Wealth creation in Middle East and Africa (MEA) grew 8.5 per cent to $8.1 trillion last year from $7.5tn in 2015, higher than last year’s global average of 6 per cent and the second-highest growth in a region after Asia-Pacific which grew 9.9 per cent, according to consultancy Boston Consulting Group (BCG). In the region, where wealth grew just 1.9 per cent in 2015 compared with 2014, a pickup in oil prices has helped in wealth generation.
BCG is forecasting MEA wealth will rise to $12tn by 2021, growing at an annual average of 8 per cent.
Drivers of wealth generation in the region will be split evenly between new wealth creation and growth of performance of existing assets, according to BCG.
Another general trend in the region is clients’ looking for a comprehensive approach to investing, according to Mr AbuShaban.
“Institutional investors or some of the families are seeing a slowdown in the available capital they have to invest and in that sense they are looking at optimizing the way they manage their portfolios and making sure they are not investing haphazardly and different parts of their investment are working together,” said Mr AbuShaban.
Some clients also have a higher appetite for risk, given the low interest-rate environment that does not provide enough yield for some institutional investors. These clients are keen to invest in illiquid assets, such as private equity and infrastructure.
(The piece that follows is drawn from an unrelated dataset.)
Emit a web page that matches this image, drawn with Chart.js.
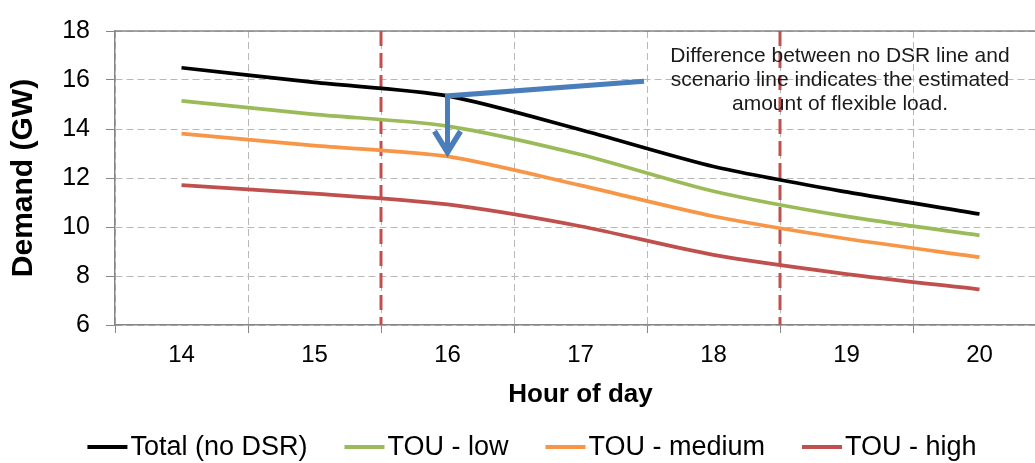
<!DOCTYPE html>
<html lang="en">
<head>
<meta charset="UTF-8">
<title>Demand by hour of day</title>
<script src="https://cdn.jsdelivr.net/npm/chart.js"></script>
<style>
  html, body { margin: 0; padding: 0; background: #fff; overflow: hidden; }
  #wrap { position: relative; width: 1050px; height: 463px; }
</style>
</head>
<body>
<div id="wrap"><canvas id="demandChart" width="1050" height="463"></canvas></div>
<script>
// data (GW)
const hours = ['14', '15', '16', '17', '18', '19', '20'];
const totalNoDsr = [16.5, 15.9, 15.35, 13.97, 12.47, 11.43, 10.53];
const touLow = [15.15, 14.6, 14.12, 12.96, 11.46, 10.43, 9.66];
const touMedium = [13.81, 13.32, 12.88, 11.7, 10.44, 9.52, 8.77];
const touHigh = [11.71, 11.36, 10.92, 10.03, 8.86, 8.08, 7.45];
const yTicks = [6, 8, 10, 12, 14, 16, 18];
const markerHours = [15.5, 18.5];
const noteLines = [
  'Difference between no DSR line and',
  'scenario line indicates the estimated',
  'amount of flexible load.'
];

const FONT = "'Liberation Sans', Arial, sans-serif";
const AXIS = '#868686';
const GRID = '#b8b8b8';

// hour (e.g. 15.5) -> category index on the x scale
function hourIdx(h) { return h - Number(hours[0]); }

const series = [
  { label: 'Total (no DSR)', data: totalNoDsr, color: '#000000' },
  { label: 'TOU - low', data: touLow, color: '#9bbb59' },
  { label: 'TOU - medium', data: touMedium, color: '#f79646' },
  { label: 'TOU - high', data: touHigh, color: '#c0504d' }
];

// red dashed period markers + solid top frame line
const markerPlugin = {
  id: 'markers',
  beforeDatasetsDraw(chart) {
    const { ctx, chartArea: a, scales: { x } } = chart;
    ctx.save();
    ctx.strokeStyle = AXIS;
    ctx.lineWidth = 1.5;
    ctx.beginPath();
    ctx.moveTo(a.left, a.top);
    ctx.lineTo(a.right, a.top);
    ctx.stroke();

    ctx.strokeStyle = '#c0504d';
    ctx.lineWidth = 3;
    ctx.setLineDash([15, 7]);
    markerHours.forEach(h => {
      const px = Math.round(x.getPixelForValue(hourIdx(h)));
      ctx.beginPath();
      ctx.moveTo(px, a.top);
      ctx.lineTo(px, a.bottom);
      ctx.stroke();
    });
    ctx.restore();
  }
};

// blue callout arrow and its note
const notePlugin = {
  id: 'note',
  afterDatasetsDraw(chart) {
    const { ctx, scales: { x, y } } = chart;
    const cx = x.getPixelForValue(hourIdx(16));
    const cy = y.getPixelForValue(totalNoDsr[2]);
    const ex = x.getPixelForValue(hourIdx(17.5)) - 3;
    const ey = y.getPixelForValue(15.95);
    const ty = y.getPixelForValue(12.97);
    ctx.save();
    ctx.strokeStyle = '#4a7ebb';
    ctx.lineWidth = 5;
    ctx.lineJoin = 'miter';
    ctx.beginPath();
    ctx.moveTo(ex, ey);
    ctx.lineTo(cx, cy);
    ctx.lineTo(cx, ty - 3);
    ctx.stroke();
    ctx.lineWidth = 5.5;
    ctx.beginPath();
    ctx.moveTo(cx - 13, ty - 23);
    ctx.lineTo(cx, ty - 2);
    ctx.lineTo(cx + 13, ty - 23);
    ctx.stroke();

    ctx.fillStyle = '#1a1a1a';
    ctx.font = '21px ' + FONT;
    ctx.textAlign = 'center';
    ctx.textBaseline = 'alphabetic';
    noteLines.forEach((t, i) => ctx.fillText(t, 840, 62 + i * 24));
    ctx.restore();
  }
};

// legend: short line then text right next to it
const legendPlugin = {
  id: 'lineLegend',
  afterDraw(chart) {
    const ctx = chart.ctx;
    ctx.save();
    ctx.font = '27px ' + FONT;
    const mark = 40, gap = 3, space = 37;
    const widths = series.map(s => ctx.measureText(s.label).width);
    const total = widths.reduce((a, w) => a + mark + gap + w, 0) + space * (series.length - 1);
    let px = 532 - total / 2;
    series.forEach((s, i) => {
      ctx.strokeStyle = s.color;
      ctx.lineWidth = 4;
      ctx.beginPath();
      ctx.moveTo(px, 447);
      ctx.lineTo(px + mark, 447);
      ctx.stroke();
      ctx.fillStyle = '#000';
      ctx.textBaseline = 'alphabetic';
      ctx.fillText(s.label, px + mark + gap, 455);
      px += mark + gap + widths[i] + space;
    });
    ctx.restore();
  }
};

new Chart(document.getElementById('demandChart'), {
  type: 'line',
  data: {
    labels: hours,
    datasets: series.map(s => ({
      label: s.label,
      data: s.data,
      borderColor: s.color,
      backgroundColor: s.color,
      borderWidth: 3.75,
      tension: 0.25,
      pointRadius: 0,
      fill: false
    }))
  },
  options: {
    responsive: false,
    animation: false,
    devicePixelRatio: 1,
    layout: { padding: { top: 22, left: 0, right: 4, bottom: 52 } },
    plugins: { legend: { display: false }, tooltip: { enabled: false } },
    scales: {
      x: {
        type: 'category',
        offset: true,
        grid: { offset: true, color: GRID, tickColor: AXIS, tickLength: 8, lineWidth: 1 },
        border: { color: AXIS, width: 1.5, dash: [7, 4] },
        ticks: { color: '#000', font: { family: FONT, size: 24 }, padding: 8, maxRotation: 0, autoSkip: false },
        title: {
          display: true, text: 'Hour of day', color: '#000',
          font: { family: FONT, size: 26, weight: 'bold' }, padding: { top: 0, bottom: 1 }
        },
        afterFit(s) { s.height = 86; }
      },
      y: {
        min: 6,
        max: 18,
        afterBuildTicks(s) { s.ticks = yTicks.map(v => ({ value: v })); },
        grid: { color: GRID, tickColor: AXIS, tickLength: 9, lineWidth: 1 },
        border: { color: AXIS, width: 1.5, dash: [7, 4] },
        ticks: { color: '#000', font: { family: FONT, size: 25 }, padding: 16 },
        title: {
          display: true, text: 'Demand (GW)', color: '#000',
          font: { family: FONT, size: 30, weight: 'bold' }, padding: { top: 6, bottom: 0 }
        },
        afterFit(s) { s.width = 115; }
      }
    }
  },
  plugins: [markerPlugin, notePlugin, legendPlugin]
});
</script>
</body>
</html>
“What we have seen is a desire for higher returns in what has been a low-return environment specifically in various fixed income or bonds,” he said.
“In this environment, we have seen a de facto increase in the risk that clients are taking in things like illiquid investments, private equity investments, infrastructure and private debt, those kind of investments were higher illiquidity results in incrementally higher returns.”
The Abu Dhabi Investment Authority, one of the largest sovereign wealth funds, said in its 2016 report that has gradually increased its exposure in direct private equity and private credit transactions, mainly in Asian markets and especially in China and India. The authority’s private equity department focused on structured equities owing to “their defensive characteristics.”